A. E. Dick Howard, the White Burkett Miller Professor of Law and Public Affairs at the University of Virginia School of Law, delivered the 2015 Benjamin Hagood Lecture, “Magna Carta: A Legacy 800 Years in the Making.” The Magna Carta, written in 1215, celebrated its 800th anniversary on June 15 of this year. It outlines specific rights inherent to all free men, including swift justice, no unreasonable taxes, personal liberty, and the idea that no man—not even the king—is above the law.

So it was of little surprise that the colonists who settled America brought with them these rights in their charters, and they clung to them more dearly than the English ever had. According
to Howard, while the English allowed Parliament to pass any law it pleased, the colonists believed there were limits to Parliament’s authority to govern them. He added that although this belief was first used to justify the move toward independence, it also transcended to the framers of the Constitution, who ensured that U.S. judges had the power to uphold or strike down laws passed by legislative bodies.

“The Magna Carta stands for the articulation of fundamental rights,” said Howard, and its legacy on the United States can be seen throughout the Constitution and Bill of Rights, including the concepts of the rule of law, constitutional supremacy, and due process.

But, he argued, perhaps one of its biggest influences is the idea of an organic, evolving constitution that can be adapted to the needs and challenges of our own time. Reinforcing this point, Howard cited Justice Anthony Kennedy’s opinion from Lawrence v. Texas: “Those who drew and modified the due process clause … knew times can blind us to certain truths, and later generations can see that laws once thought necessary and proper in fact serve only to oppress. As the Constitution endures, persons in every generation can invoke its principles in their own search for greater freedom.”

Sanford V. Levinson, the W. St. John Garwood and W. St. John Garwood Jr. Centennial Chair at the University of Texas School of Law, delivered the 2015 Charles Knowlton Law & Liberal Arts Lecture, “Learning from the Federalist.” The Federalist, or Federalist Papers, is a collection of 85 essays written in 1787 and 1788 to persuade the states to ratify the U.S. Constitution. Although they often are used to help us understand the intentions of the Constitution’s framers, Levinson urged his audience to read them again with a critical eye towards how they might be reinterpreted today.
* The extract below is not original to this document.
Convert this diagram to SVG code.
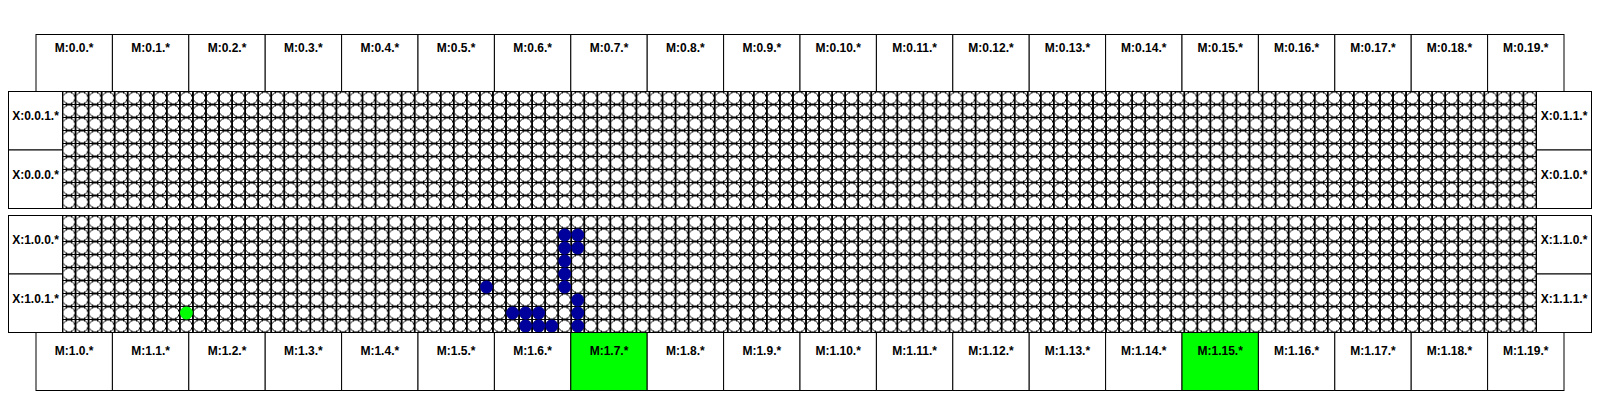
<svg xmlns="http://www.w3.org/2000/svg" width="1600" height="400" viewBox="0 0 1600 400">
<style>
.box{fill:#fff;stroke:#000;stroke-width:1}
.on{fill:#00ff00;stroke:#000;stroke-width:1}
.lbl{font-family:"Liberation Sans",Arial,sans-serif;font-weight:bold;font-size:12px;fill:#000;text-anchor:middle}
.frame{fill:none;stroke:#000;stroke-width:1}
.blue{fill:#00009c}
.green{fill:#00ff00}
.gl{stroke:#000;stroke-width:1.3;fill:none;shape-rendering:crispEdges}
.gc{fill:#fff;stroke:#000;stroke-width:1;shape-rendering:crispEdges}
</style>
<defs>
<pattern id="linesA" patternUnits="userSpaceOnUse" x="55.978" y="85" width="13.04425" height="13">
<path class="gl" d="M0 6.5H13.04425M6.522 0V13"/>
</pattern>
<pattern id="circA" patternUnits="userSpaceOnUse" x="62.5" y="91.5" width="13.04425" height="13">
<circle class="gc" cx="6.522" cy="6.5" r="6.0"/>
</pattern>
<pattern id="linesB" patternUnits="userSpaceOnUse" x="55.978" y="209" width="13.04425" height="13">
<path class="gl" d="M0 6.5H13.04425M6.522 0V13"/>
</pattern>
<pattern id="circB" patternUnits="userSpaceOnUse" x="62.5" y="215.5" width="13.04425" height="13">
<circle class="gc" cx="6.522" cy="6.5" r="6.0"/>
</pattern>
</defs>
<rect width="1600" height="400" fill="#fff"/>

<g id="grid-0">
<rect x="62.5" y="91.5" width="1474" height="117" fill="#fff"/>
<rect x="62.5" y="91.5" width="1474" height="117" fill="url(#linesA)"/>
<rect x="62.5" y="91.5" width="1474" height="117" fill="url(#circA)"/>
<rect x="62.5" y="91.5" width="1474" height="117" class="frame"/>
</g>
<g id="grid-1">
<rect x="62.5" y="215.5" width="1474" height="117" fill="#fff"/>
<rect x="62.5" y="215.5" width="1474" height="117" fill="url(#linesB)"/>
<rect x="62.5" y="215.5" width="1474" height="117" fill="url(#circB)"/>
<rect x="62.5" y="215.5" width="1474" height="117" class="frame"/>
</g>

<g id="active-cells">
<circle class="green" cx="186.42" cy="313" r="6.4"/>
<circle class="blue" cx="564.70" cy="235" r="6.4"/>
<circle class="blue" cx="577.75" cy="235" r="6.4"/>
<circle class="blue" cx="564.70" cy="248" r="6.4"/>
<circle class="blue" cx="577.75" cy="248" r="6.4"/>
<circle class="blue" cx="564.70" cy="261" r="6.4"/>
<circle class="blue" cx="564.70" cy="274" r="6.4"/>
<circle class="blue" cx="564.70" cy="287" r="6.4"/>
<circle class="blue" cx="486.44" cy="287" r="6.4"/>
<circle class="blue" cx="577.75" cy="300" r="6.4"/>
<circle class="blue" cx="512.53" cy="313" r="6.4"/>
<circle class="blue" cx="525.57" cy="313" r="6.4"/>
<circle class="blue" cx="538.62" cy="313" r="6.4"/>
<circle class="blue" cx="577.75" cy="313" r="6.4"/>
<circle class="blue" cx="525.57" cy="326" r="6.4"/>
<circle class="blue" cx="538.62" cy="326" r="6.4"/>
<circle class="blue" cx="551.66" cy="326" r="6.4"/>
<circle class="blue" cx="577.75" cy="326" r="6.4"/>
</g>

<g id="x-0-0-1"><rect class="box" x="8.5" y="91.5" width="54" height="58.5"/><text class="lbl" x="35.5" y="120">X:0.0.1.*</text></g>
<g id="x-0-0-0"><rect class="box" x="8.5" y="150" width="54" height="58.5"/><text class="lbl" x="35.5" y="178.5">X:0.0.0.*</text></g>
<g id="x-1-0-0"><rect class="box" x="8.5" y="215.5" width="54" height="58.5"/><text class="lbl" x="35.5" y="244">X:1.0.0.*</text></g>
<g id="x-1-0-1"><rect class="box" x="8.5" y="274" width="54" height="58.5"/><text class="lbl" x="35.5" y="302.5">X:1.0.1.*</text></g>
<g id="x-0-1-1"><rect class="box" x="1536.5" y="91.5" width="55" height="58.5"/><text class="lbl" x="1564" y="120">X:0.1.1.*</text></g>
<g id="x-0-1-0"><rect class="box" x="1536.5" y="150" width="55" height="58.5"/><text class="lbl" x="1564" y="178.5">X:0.1.0.*</text></g>
<g id="x-1-1-0"><rect class="box" x="1536.5" y="215.5" width="55" height="58.5"/><text class="lbl" x="1564" y="244">X:1.1.0.*</text></g>
<g id="x-1-1-1"><rect class="box" x="1536.5" y="274" width="55" height="58.5"/><text class="lbl" x="1564" y="302.5">X:1.1.1.*</text></g>

<g id="m-0-0"><rect class="box" x="36" y="34.5" width="76.4" height="57"/><text class="lbl" x="74.2" y="52">M:0.0.*</text></g>
<g id="m-0-1"><rect class="box" x="112.4" y="34.5" width="76.4" height="57"/><text class="lbl" x="150.6" y="52">M:0.1.*</text></g>
<g id="m-0-2"><rect class="box" x="188.8" y="34.5" width="76.4" height="57"/><text class="lbl" x="227" y="52">M:0.2.*</text></g>
<g id="m-0-3"><rect class="box" x="265.2" y="34.5" width="76.4" height="57"/><text class="lbl" x="303.4" y="52">M:0.3.*</text></g>
<g id="m-0-4"><rect class="box" x="341.6" y="34.5" width="76.4" height="57"/><text class="lbl" x="379.8" y="52">M:0.4.*</text></g>
<g id="m-0-5"><rect class="box" x="418" y="34.5" width="76.4" height="57"/><text class="lbl" x="456.2" y="52">M:0.5.*</text></g>
<g id="m-0-6"><rect class="box" x="494.4" y="34.5" width="76.4" height="57"/><text class="lbl" x="532.6" y="52">M:0.6.*</text></g>
<g id="m-0-7"><rect class="box" x="570.8" y="34.5" width="76.4" height="57"/><text class="lbl" x="609" y="52">M:0.7.*</text></g>
<g id="m-0-8"><rect class="box" x="647.2" y="34.5" width="76.4" height="57"/><text class="lbl" x="685.4" y="52">M:0.8.*</text></g>
<g id="m-0-9"><rect class="box" x="723.6" y="34.5" width="76.4" height="57"/><text class="lbl" x="761.8" y="52">M:0.9.*</text></g>
<g id="m-0-10"><rect class="box" x="800" y="34.5" width="76.4" height="57"/><text class="lbl" x="838.2" y="52">M:0.10.*</text></g>
<g id="m-0-11"><rect class="box" x="876.4" y="34.5" width="76.4" height="57"/><text class="lbl" x="914.6" y="52">M:0.11.*</text></g>
<g id="m-0-12"><rect class="box" x="952.8" y="34.5" width="76.4" height="57"/><text class="lbl" x="991" y="52">M:0.12.*</text></g>
<g id="m-0-13"><rect class="box" x="1029.2" y="34.5" width="76.4" height="57"/><text class="lbl" x="1067.4" y="52">M:0.13.*</text></g>
<g id="m-0-14"><rect class="box" x="1105.6" y="34.5" width="76.4" height="57"/><text class="lbl" x="1143.8" y="52">M:0.14.*</text></g>
<g id="m-0-15"><rect class="box" x="1182" y="34.5" width="76.4" height="57"/><text class="lbl" x="1220.2" y="52">M:0.15.*</text></g>
<g id="m-0-16"><rect class="box" x="1258.4" y="34.5" width="76.4" height="57"/><text class="lbl" x="1296.6" y="52">M:0.16.*</text></g>
<g id="m-0-17"><rect class="box" x="1334.8" y="34.5" width="76.4" height="57"/><text class="lbl" x="1373" y="52">M:0.17.*</text></g>
<g id="m-0-18"><rect class="box" x="1411.2" y="34.5" width="76.4" height="57"/><text class="lbl" x="1449.4" y="52">M:0.18.*</text></g>
<g id="m-0-19"><rect class="box" x="1487.6" y="34.5" width="76.4" height="57"/><text class="lbl" x="1525.8" y="52">M:0.19.*</text></g>

<g id="m-1-0"><rect class="box" x="36" y="332.5" width="76.4" height="58"/><text class="lbl" x="74.2" y="355">M:1.0.*</text></g>
<g id="m-1-1"><rect class="box" x="112.4" y="332.5" width="76.4" height="58"/><text class="lbl" x="150.6" y="355">M:1.1.*</text></g>
<g id="m-1-2"><rect class="box" x="188.8" y="332.5" width="76.4" height="58"/><text class="lbl" x="227" y="355">M:1.2.*</text></g>
<g id="m-1-3"><rect class="box" x="265.2" y="332.5" width="76.4" height="58"/><text class="lbl" x="303.4" y="355">M:1.3.*</text></g>
<g id="m-1-4"><rect class="box" x="341.6" y="332.5" width="76.4" height="58"/><text class="lbl" x="379.8" y="355">M:1.4.*</text></g>
<g id="m-1-5"><rect class="box" x="418" y="332.5" width="76.4" height="58"/><text class="lbl" x="456.2" y="355">M:1.5.*</text></g>
<g id="m-1-6"><rect class="box" x="494.4" y="332.5" width="76.4" height="58"/><text class="lbl" x="532.6" y="355">M:1.6.*</text></g>
<g id="m-1-7"><rect class="on" x="570.8" y="332.5" width="76.4" height="58"/><text class="lbl" x="609" y="355">M:1.7.*</text></g>
<g id="m-1-8"><rect class="box" x="647.2" y="332.5" width="76.4" height="58"/><text class="lbl" x="685.4" y="355">M:1.8.*</text></g>
<g id="m-1-9"><rect class="box" x="723.6" y="332.5" width="76.4" height="58"/><text class="lbl" x="761.8" y="355">M:1.9.*</text></g>
<g id="m-1-10"><rect class="box" x="800" y="332.5" width="76.4" height="58"/><text class="lbl" x="838.2" y="355">M:1.10.*</text></g>
<g id="m-1-11"><rect class="box" x="876.4" y="332.5" width="76.4" height="58"/><text class="lbl" x="914.6" y="355">M:1.11.*</text></g>
<g id="m-1-12"><rect class="box" x="952.8" y="332.5" width="76.4" height="58"/><text class="lbl" x="991" y="355">M:1.12.*</text></g>
<g id="m-1-13"><rect class="box" x="1029.2" y="332.5" width="76.4" height="58"/><text class="lbl" x="1067.4" y="355">M:1.13.*</text></g>
<g id="m-1-14"><rect class="box" x="1105.6" y="332.5" width="76.4" height="58"/><text class="lbl" x="1143.8" y="355">M:1.14.*</text></g>
<g id="m-1-15"><rect class="on" x="1182" y="332.5" width="76.4" height="58"/><text class="lbl" x="1220.2" y="355">M:1.15.*</text></g>
<g id="m-1-16"><rect class="box" x="1258.4" y="332.5" width="76.4" height="58"/><text class="lbl" x="1296.6" y="355">M:1.16.*</text></g>
<g id="m-1-17"><rect class="box" x="1334.8" y="332.5" width="76.4" height="58"/><text class="lbl" x="1373" y="355">M:1.17.*</text></g>
<g id="m-1-18"><rect class="box" x="1411.2" y="332.5" width="76.4" height="58"/><text class="lbl" x="1449.4" y="355">M:1.18.*</text></g>
<g id="m-1-19"><rect class="box" x="1487.6" y="332.5" width="76.4" height="58"/><text class="lbl" x="1525.8" y="355">M:1.19.*</text></g>

<g id="connectors"></g>
</svg>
He began his lecture with Federalist Number One, which impressed upon its readers the great opportunity given them to decide on a framework of government by reflection and choice,  rather than by accident or force. So how should those of us alive today, charged with not only perpetuating the Constitution but improving it, view this first essay? Should we simply accept the decisions the framers made for us, or should we be inspired by their example and engage in reflection and choice of our own? A strong advocate for the latter, Levinson went so far as admitting he was in favor of the formation of a new constitutional convention (while acknowledging the process for doing so is prohibitively complicated).

And what of today’s developing nations who are forming their own constitutions and look to The Federalist as a source of wisdom from which to draw? How are they to interpret and
apply these centuries-old writings? Certainly many, like Number One, can be helpful, but others are decidedly more ominous, according to Levinson.

He pointed specifically to Numbers Six, 23 and 41, which say that all men are ambitious and vindictive, that dangers to a nation’s safety are infinite, and that no barriers to a nation’s self-preservation should be imposed. In 1788 these ideas would have been understood as supporting both the unification of the states and the development of a strong national defense for a fledgling country vulnerable to attack by the day’s world powers. Today, he argued, they could be taken as supporting, among other things, the use of torture during war.

For better or worse, Levinson said, the words of The Federalist are being considered not just by Americans, but by people across the world, and we should wonder what they are taking away from it. “What are the implications if you are a foreigner who is reading Th e Federalist because the ABA has sent you a copy with a cover letter saying it would be very useful and contains wisdom about governance and constitutional design?” he asked. “Well it ought to be obvious that one of the things that you would pick up is that it is a cold and cruel world out there … and among the forces to be feared is the United States itself.”